• WRITTEN PROBLEM: Transcribe the material exactly. Images do not belong in the copy.

* Start *

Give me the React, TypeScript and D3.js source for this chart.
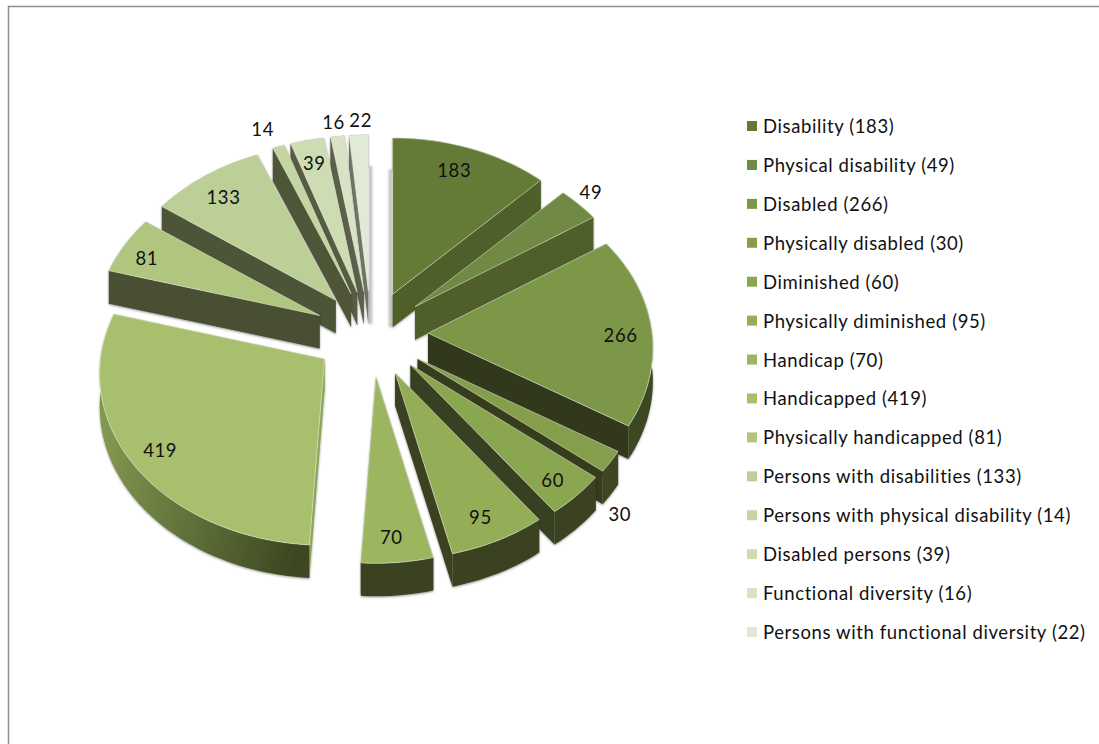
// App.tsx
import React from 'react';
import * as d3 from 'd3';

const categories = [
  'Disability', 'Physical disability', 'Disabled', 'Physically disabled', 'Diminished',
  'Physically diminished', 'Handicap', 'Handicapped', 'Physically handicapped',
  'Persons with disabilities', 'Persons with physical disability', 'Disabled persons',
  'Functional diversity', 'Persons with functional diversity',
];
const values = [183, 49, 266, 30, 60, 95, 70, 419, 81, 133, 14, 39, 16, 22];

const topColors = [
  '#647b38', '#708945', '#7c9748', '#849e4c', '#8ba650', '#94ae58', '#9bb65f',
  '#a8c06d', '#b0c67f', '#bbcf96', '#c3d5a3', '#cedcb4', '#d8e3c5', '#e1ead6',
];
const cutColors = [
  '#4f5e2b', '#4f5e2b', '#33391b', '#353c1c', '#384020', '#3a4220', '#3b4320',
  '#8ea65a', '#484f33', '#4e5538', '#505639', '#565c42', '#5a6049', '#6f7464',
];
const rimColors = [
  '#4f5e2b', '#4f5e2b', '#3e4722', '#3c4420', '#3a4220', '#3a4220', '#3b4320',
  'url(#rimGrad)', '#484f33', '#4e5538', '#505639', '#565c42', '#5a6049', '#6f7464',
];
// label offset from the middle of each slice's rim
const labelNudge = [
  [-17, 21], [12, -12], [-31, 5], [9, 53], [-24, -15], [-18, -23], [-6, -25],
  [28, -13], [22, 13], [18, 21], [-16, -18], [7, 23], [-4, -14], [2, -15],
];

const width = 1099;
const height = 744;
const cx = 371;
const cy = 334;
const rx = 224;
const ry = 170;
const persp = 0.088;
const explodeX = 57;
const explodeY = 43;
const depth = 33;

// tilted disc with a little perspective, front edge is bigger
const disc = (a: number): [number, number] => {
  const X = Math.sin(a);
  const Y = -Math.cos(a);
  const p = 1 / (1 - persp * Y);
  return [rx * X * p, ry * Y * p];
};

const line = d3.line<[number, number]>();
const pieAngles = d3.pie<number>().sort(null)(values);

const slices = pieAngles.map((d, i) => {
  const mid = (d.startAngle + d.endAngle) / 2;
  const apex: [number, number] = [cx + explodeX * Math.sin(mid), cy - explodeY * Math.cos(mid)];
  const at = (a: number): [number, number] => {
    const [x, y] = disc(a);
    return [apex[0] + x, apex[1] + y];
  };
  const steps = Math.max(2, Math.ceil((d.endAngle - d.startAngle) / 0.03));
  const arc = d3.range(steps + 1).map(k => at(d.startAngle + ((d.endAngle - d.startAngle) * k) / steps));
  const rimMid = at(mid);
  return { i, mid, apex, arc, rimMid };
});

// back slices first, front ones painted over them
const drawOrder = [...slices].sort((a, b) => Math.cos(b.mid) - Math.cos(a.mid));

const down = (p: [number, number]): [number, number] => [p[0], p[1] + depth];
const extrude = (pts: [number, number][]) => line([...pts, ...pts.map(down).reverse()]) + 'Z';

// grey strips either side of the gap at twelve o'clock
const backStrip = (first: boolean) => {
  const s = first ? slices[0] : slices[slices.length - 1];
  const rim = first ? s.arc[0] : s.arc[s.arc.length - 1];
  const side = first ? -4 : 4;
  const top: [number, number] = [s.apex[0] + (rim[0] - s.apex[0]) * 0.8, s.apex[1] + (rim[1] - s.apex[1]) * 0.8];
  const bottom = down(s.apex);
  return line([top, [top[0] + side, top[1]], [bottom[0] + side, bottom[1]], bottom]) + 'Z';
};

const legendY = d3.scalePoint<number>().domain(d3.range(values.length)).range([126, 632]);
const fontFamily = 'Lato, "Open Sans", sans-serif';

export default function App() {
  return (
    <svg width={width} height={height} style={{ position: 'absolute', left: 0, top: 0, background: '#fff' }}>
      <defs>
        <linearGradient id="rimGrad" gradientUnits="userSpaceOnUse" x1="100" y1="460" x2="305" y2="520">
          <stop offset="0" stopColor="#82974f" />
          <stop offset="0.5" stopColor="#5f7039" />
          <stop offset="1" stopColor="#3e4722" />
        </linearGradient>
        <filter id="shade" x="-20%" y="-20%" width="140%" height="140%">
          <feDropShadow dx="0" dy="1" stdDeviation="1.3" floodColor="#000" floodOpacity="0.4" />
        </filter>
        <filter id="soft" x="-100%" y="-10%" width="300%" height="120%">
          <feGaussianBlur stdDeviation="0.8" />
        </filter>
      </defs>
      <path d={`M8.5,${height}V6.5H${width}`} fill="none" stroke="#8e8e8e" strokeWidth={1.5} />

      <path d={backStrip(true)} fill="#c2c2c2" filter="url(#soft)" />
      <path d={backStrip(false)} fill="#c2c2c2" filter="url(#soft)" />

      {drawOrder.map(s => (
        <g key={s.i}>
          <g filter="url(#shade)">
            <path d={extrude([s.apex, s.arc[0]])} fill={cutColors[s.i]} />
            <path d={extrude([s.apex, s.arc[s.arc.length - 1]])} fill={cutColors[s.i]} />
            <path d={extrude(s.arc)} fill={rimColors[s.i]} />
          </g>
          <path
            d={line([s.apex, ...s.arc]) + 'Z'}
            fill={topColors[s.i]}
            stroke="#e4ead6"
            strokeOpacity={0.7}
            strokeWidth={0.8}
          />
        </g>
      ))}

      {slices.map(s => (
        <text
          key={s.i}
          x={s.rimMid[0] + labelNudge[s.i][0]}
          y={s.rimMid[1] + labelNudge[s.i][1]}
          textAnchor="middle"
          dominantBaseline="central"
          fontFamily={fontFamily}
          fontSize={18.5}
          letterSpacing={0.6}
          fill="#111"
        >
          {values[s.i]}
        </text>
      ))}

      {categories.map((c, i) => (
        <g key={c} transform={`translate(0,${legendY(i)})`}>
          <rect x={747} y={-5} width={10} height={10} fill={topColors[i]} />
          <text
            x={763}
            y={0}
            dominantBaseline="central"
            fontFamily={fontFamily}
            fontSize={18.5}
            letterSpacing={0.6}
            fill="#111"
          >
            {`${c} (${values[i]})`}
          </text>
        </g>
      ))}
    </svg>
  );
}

* End *

• WORKED ANSWER:
Give me the React, TypeScript and D3.js source for this chart.
// App.tsx
import React from 'react';
import * as d3 from 'd3';

const categories = [
  'Disability', 'Physical disability', 'Disabled', 'Physically disabled', 'Diminished',
  'Physically diminished', 'Handicap', 'Handicapped', 'Physically handicapped',
  'Persons with disabilities', 'Persons with physical disability', 'Disabled persons',
  'Functional diversity', 'Persons with functional diversity',
];
const values = [183, 49, 266, 30, 60, 95, 70, 419, 81, 133, 14, 39, 16, 22];

const topColors = [
  '#647b38', '#708945', '#7c9748', '#849e4c', '#8ba650', '#94ae58', '#9bb65f',
  '#a8c06d', '#b0c67f', '#bbcf96', '#c3d5a3', '#cedcb4', '#d8e3c5', '#e1ead6',
];
const cutColors = [
  '#4f5e2b', '#4f5e2b', '#33391b', '#353c1c', '#384020', '#3a4220', '#3b4320',
  '#8ea65a', '#484f33', '#4e5538', '#505639', '#565c42', '#5a6049', '#6f7464',
];
const rimColors = [
  '#4f5e2b', '#4f5e2b', '#3e4722', '#3c4420', '#3a4220', '#3a4220', '#3b4320',
  'url(#rimGrad)', '#484f33', '#4e5538', '#505639', '#565c42', '#5a6049', '#6f7464',
];
// label offset from the middle of each slice's rim
const labelNudge = [
  [-17, 21], [12, -12], [-31, 5], [9, 53], [-24, -15], [-18, -23], [-6, -25],
  [28, -13], [22, 13], [18, 21], [-16, -18], [7, 23], [-4, -14], [2, -15],
];

const width = 1099;
const height = 744;
const cx = 371;
const cy = 334;
const rx = 224;
const ry = 170;
const persp = 0.088;
const explodeX = 57;
const explodeY = 43;
const depth = 33;

// tilted disc with a little perspective, front edge is bigger
const disc = (a: number): [number, number] => {
  const X = Math.sin(a);
  const Y = -Math.cos(a);
  const p = 1 / (1 - persp * Y);
  return [rx * X * p, ry * Y * p];
};

const line = d3.line<[number, number]>();
const pieAngles = d3.pie<number>().sort(null)(values);

const slices = pieAngles.map((d, i) => {
  const mid = (d.startAngle + d.endAngle) / 2;
  const apex: [number, number] = [cx + explodeX * Math.sin(mid), cy - explodeY * Math.cos(mid)];
  const at = (a: number): [number, number] => {
    const [x, y] = disc(a);
    return [apex[0] + x, apex[1] + y];
  };
  const steps = Math.max(2, Math.ceil((d.endAngle - d.startAngle) / 0.03));
  const arc = d3.range(steps + 1).map(k => at(d.startAngle + ((d.endAngle - d.startAngle) * k) / steps));
  const rimMid = at(mid);
  return { i, mid, apex, arc, rimMid };
});

// back slices first, front ones painted over them
const drawOrder = [...slices].sort((a, b) => Math.cos(b.mid) - Math.cos(a.mid));

const down = (p: [number, number]): [number, number] => [p[0], p[1] + depth];
const extrude = (pts: [number, number][]) => line([...pts, ...pts.map(down).reverse()]) + 'Z';

// grey strips either side of the gap at twelve o'clock
const backStrip = (first: boolean) => {
  const s = first ? slices[0] : slices[slices.length - 1];
  const rim = first ? s.arc[0] : s.arc[s.arc.length - 1];
  const side = first ? -4 : 4;
  const top: [number, number] = [s.apex[0] + (rim[0] - s.apex[0]) * 0.8, s.apex[1] + (rim[1] - s.apex[1]) * 0.8];
  const bottom = down(s.apex);
  return line([top, [top[0] + side, top[1]], [bottom[0] + side, bottom[1]], bottom]) + 'Z';
};

const legendY = d3.scalePoint<number>().domain(d3.range(values.length)).range([126, 632]);
const fontFamily = 'Lato, "Open Sans", sans-serif';

export default function App() {
  return (
    <svg width={width} height={height} style={{ position: 'absolute', left: 0, top: 0, background: '#fff' }}>
      <defs>
        <linearGradient id="rimGrad" gradientUnits="userSpaceOnUse" x1="100" y1="460" x2="305" y2="520">
          <stop offset="0" stopColor="#82974f" />
          <stop offset="0.5" stopColor="#5f7039" />
          <stop offset="1" stopColor="#3e4722" />
        </linearGradient>
        <filter id="shade" x="-20%" y="-20%" width="140%" height="140%">
          <feDropShadow dx="0" dy="1" stdDeviation="1.3" floodColor="#000" floodOpacity="0.4" />
        </filter>
        <filter id="soft" x="-100%" y="-10%" width="300%" height="120%">
          <feGaussianBlur stdDeviation="0.8" />
        </filter>
      </defs>
      <path d={`M8.5,${height}V6.5H${width}`} fill="none" stroke="#8e8e8e" strokeWidth={1.5} />

      <path d={backStrip(true)} fill="#c2c2c2" filter="url(#soft)" />
      <path d={backStrip(false)} fill="#c2c2c2" filter="url(#soft)" />

      {drawOrder.map(s => (
        <g key={s.i}>
          <g filter="url(#shade)">
            <path d={extrude([s.apex, s.arc[0]])} fill={cutColors[s.i]} />
            <path d={extrude([s.apex, s.arc[s.arc.length - 1]])} fill={cutColors[s.i]} />
            <path d={extrude(s.arc)} fill={rimColors[s.i]} />
          </g>
          <path
            d={line([s.apex, ...s.arc]) + 'Z'}
            fill={topColors[s.i]}
            stroke="#e4ead6"
            strokeOpacity={0.7}
            strokeWidth={0.8}
          />
        </g>
      ))}

      {slices.map(s => (
        <text
          key={s.i}
          x={s.rimMid[0] + labelNudge[s.i][0]}
          y={s.rimMid[1] + labelNudge[s.i][1]}
          textAnchor="middle"
          dominantBaseline="central"
          fontFamily={fontFamily}
          fontSize={18.5}
          letterSpacing={0.6}
          fill="#111"
        >
          {values[s.i]}
        </text>
      ))}

      {categories.map((c, i) => (
        <g key={c} transform={`translate(0,${legendY(i)})`}>
          <rect x={747} y={-5} width={10} height={10} fill={topColors[i]} />
          <text
            x={763}
            y={0}
            dominantBaseline="central"
            fontFamily={fontFamily}
            fontSize={18.5}
            letterSpacing={0.6}
            fill="#111"
          >
            {`${c} (${values[i]})`}
          </text>
        </g>
      ))}
    </svg>
  );
}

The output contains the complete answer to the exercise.